The images_content_metadata field is special - it returns a structured list of all extracted images with individual download URLs:

{
"job": { ... },
"images_content_metadata": {
"total_count": 3,
"images": [
{
"index": 0,
"filename": "image_0.png",
"content_type": "image/png",
"size_bytes": 12345,
"presigned_url": "https://s3.amazonaws.com/..."
},
{
"index": 1,
"filename": "image_1.jpg",
"content_type": "image/jpeg",
"size_bytes": 23456,
"presigned_url": "https://s3.amazonaws.com/..."
}
]
}
}

You can filter to specific images using the image_filenames parameter:

result = client.parsing.get(
job_id="job-123",
expand=["images_content_metadata"],
image_filenames=["image_0.png", "image_5.jpg"]
)

Returns the plain text extraction from each page.

Structure:

{
"text": {
"pages": [
{
"page_number": 1,
"text": "Extracted plain text content..."
}
]
}
}

Returns the markdown-formatted content from each page with preserved structure.

Important: Not available for the fast tier.

Structure:

{
"markdown": {
"pages": [
{
"page_number": 1,
"success": true,
"markdown": "# Heading\n\n## Subheading\n\nContent with **formatting**...",
"header": "Page header",
"footer": "LlamaIndex 2026"
}
]
}
}

Returns structured JSON with typed elements (tables, headings, lists, code blocks, etc.).

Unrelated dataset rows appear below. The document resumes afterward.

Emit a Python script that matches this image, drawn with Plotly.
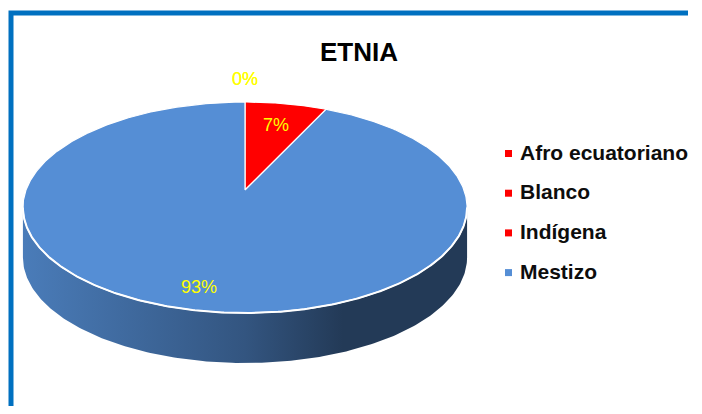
import numpy as np
import plotly.graph_objects as go

# ---- data ----
categories = ["Afro ecuatoriano", "Blanco", "Indígena", "Mestizo"]
values = [0, 0, 7, 93]
colors = ["#ff0000", "#ff0000", "#ff0000", "#558ed5"]
title_text = "ETNIA"

# ---- geometry / style constants (page pixel space) ----
OFF = 8                    # default page body margin
FW, FH = 686, 398          # figure size that fits inside the page body
CX, CY = 245, 190          # pie apex
RX, RY = 219, 102.6        # radii of projected top disc
P = 0.1659                 # perspective strength
DEPTH = 50                 # side wall height
FONT = "Liberation Sans, Arial, sans-serif"
BORDER = "#0070c0"
FRAME_RIGHT = 688          # where the top frame edge stops

def rim(theta_deg, r=1.0):
    t = np.radians(np.asarray(theta_deg, dtype=float))
    d = 1 + P * r * np.cos(t)
    x = CX + RX * r * np.sin(t) / d
    y = CY - RY * r * np.cos(t) / d
    return x, y


def shade(hexc, f):
    hexc = hexc.lstrip("#")
    rgb = [int(hexc[i:i + 2], 16) for i in (0, 2, 4)]
    return "rgb(%d,%d,%d)" % tuple(int(round(c * f)) for c in rgb)


total = float(sum(values))
angles = [v / total * 360.0 for v in values]
starts = np.concatenate([[0], np.cumsum(angles)[:-1]])
ends = starts + np.array(angles)

fig = go.Figure()

# chart frame: top and left edges
fig.add_trace(go.Scatter(
    x=[11, 11, FRAME_RIGHT], y=[OFF + FH, 13, 13], mode="lines",
    line=dict(color=BORDER, width=5), hoverinfo="skip", showlegend=False))

# side walls (front visible part)
th_s = np.degrees(np.arccos(-P))
front_lo, front_hi = th_s, 360 - th_s
for a0, a1, c in zip(starts, ends, colors):
    lo, hi = max(a0, front_lo), min(a1, front_hi)
    if hi <= lo:
        continue
    th = np.linspace(lo, hi, 200)
    x, y = rim(th)
    xs = np.concatenate([x, x[::-1]])
    ys = np.concatenate([y, (y + DEPTH)[::-1]])
    xl, _ = rim([front_hi])
    xr, _ = rim([front_lo])
    fig.add_trace(go.Scatter(
        x=xs, y=ys, mode="lines", fill="toself", line=dict(width=0),
        fillcolor=shade(c, 0.55),
        fillgradient=dict(
            type="horizontal", start=float(xl[0]), stop=float(xr[0]),
            colorscale=[[0, shade(c, 0.87)], [0.5, shade(c, 0.6)],
                        [0.72, shade(c, 0.41)], [1, shade(c, 0.41)]]),
        hoverinfo="skip", showlegend=False))

# top slices
for a0, a1, c, v in zip(starts, ends, colors, values):
    if v == 0:
        continue
    th = np.linspace(a0, a1, max(3, int((a1 - a0) * 2)))
    x, y = rim(th)
    fig.add_trace(go.Scatter(
        x=np.concatenate([[CX], x, [CX]]), y=np.concatenate([[CY], y, [CY]]),
        mode="lines", fill="toself", fillcolor=c,
        line=dict(color="white", width=1.2),
        hoverinfo="skip", showlegend=False))

# white front rim highlight
th = np.linspace(front_lo, front_hi, 300)
x, y = rim(th)
fig.add_trace(go.Scatter(x=x, y=y, mode="lines", line=dict(color="white", width=2),
                         hoverinfo="skip", showlegend=False))

annotations = []
# data labels
for a0, a1, v in zip(starts, ends, values):
    mid = (a0 + a1) / 2
    share = v / total
    r = 1.32 if v == 0 else 0.72 + 0.13 * share
    lx, ly = rim([mid], r)
    annotations.append(dict(
        x=float(lx[0]), y=float(ly[0]), text="%d%%" % round(share * 100),
        showarrow=False, xanchor="center", yanchor="middle",
        font=dict(family=FONT, size=18, color="#ffff00")))

# title
annotations.append(dict(x=359, y=52, text=title_text, showarrow=False,
                        xanchor="center", yanchor="middle",
                        font=dict(family=FONT, size=26, color="black", weight="bold")))

# legend
LEG_X, LEG_TX, LEG_Y0, LEG_DY = 508.5, 518, 152, 39.7
fig.add_trace(go.Scatter(
    x=[LEG_X] * len(categories),
    y=[LEG_Y0 + 1.5 + i * LEG_DY for i in range(len(categories))],
    mode="markers", marker=dict(symbol="square", size=7, color=colors, line=dict(width=0)),
    hoverinfo="skip", showlegend=False))
for i, cat in enumerate(categories):
    annotations.append(dict(
        x=LEG_TX, y=LEG_Y0 + i * LEG_DY, text=cat, showarrow=False,
        xanchor="left", yanchor="middle",
        font=dict(family=FONT, size=21, color="#0d0d0d", weight="bold")))

fig.update_layout(
    width=FW, height=FH, margin=dict(l=0, r=0, t=0, b=0),
    paper_bgcolor="white", plot_bgcolor="white",
    xaxis=dict(range=[OFF, OFF + FW], visible=False, fixedrange=True),
    yaxis=dict(range=[OFF + FH, OFF], visible=False, fixedrange=True),
    annotations=annotations,
    showlegend=False,
)

fig.write_html("out.html")
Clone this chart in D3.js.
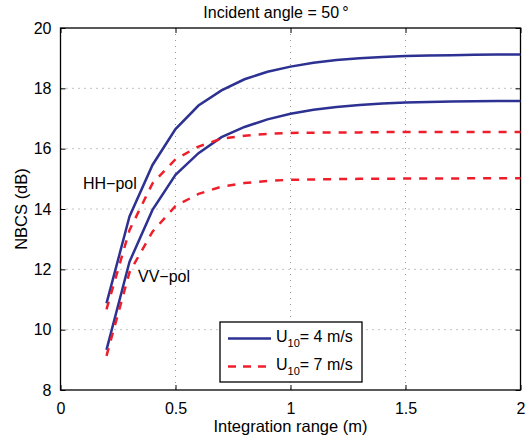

Important: Not available for the fast tier.

Structure:

{
"items": {
"pages": [
{
"page_number": 1,
"page_width": 612.0,
"page_height": 792.0,
"items": [
{
"type": "heading",
"level": 1,
"value": "Document Title",
"md": "# Document Title"
},
{
"type": "table",
"rows": [["Header1", "Header2"], ["Row1", "Data1"]],
"html": "<table>...</table>",
"csv": "Header1,Header2\nRow1,Data1",
"md": "| Header1 | Header2 |\n|---------|---------|..."
}
],
"success": true
}
]
}
}

Returns page-level metadata including confidence scores, speaker notes, and document-specific information.

Structure:

{
"metadata": {
"pages": [
{
"page_number": 1,
"confidence": 0.95,
"speaker_notes": "Notes from presentation slide",
"slide_section_name": "Introduction",
"printed_page_number": "i",
"original_orientation_angle": 0,
"cost_optimized": false,
"triggered_auto_mode": false
}
],
"document": {
"XRBIData": "XBRL metadata for financial documents"
}
}
}

Returns the complete raw markdown output as a single string (the full output.md file).

Structure:

{
"markdown_full": "# Complete Document\n\n## Chapter 1\n\nContent...\n\n---\n\n## Chapter 2..."
}

All metadata fields return information about result files stored in S3, including presigned download URLs:

{
"result_content_metadata": {
"md": {
"size_bytes": 45678,
"exists": true,
"presigned_url": "https://s3.amazonaws.com/..."
},
"fullText": {
"size_bytes": 23456,
"exists": true,
"presigned_url": "https://s3.amazonaws.com/..."
},
"json": {
"size_bytes": 67890,
"exists": true,
"presigned_url": "https://s3.amazonaws.com/..."
}
}
}

This includes:

  • text_content_metadata
  • markdown_content_metadata
  • items_content_metadata
  • metadata_content_metadata
  • xlsx_content_metadata
  • output_pdf_content_metadata
  • images_content_metadata See above
  • markdown_full_content_metadata

The fast tier does not support markdown expansion. Requesting markdown, items, markdown_content_metadata or ìtems_content_metadata` with a fast tier job will result in an error:

{
"detail": "Markdown expansion is not available for FAST tier jobs."
}

Presigned URLs expire after a limited time. Download files promptly or request new URLs if needed.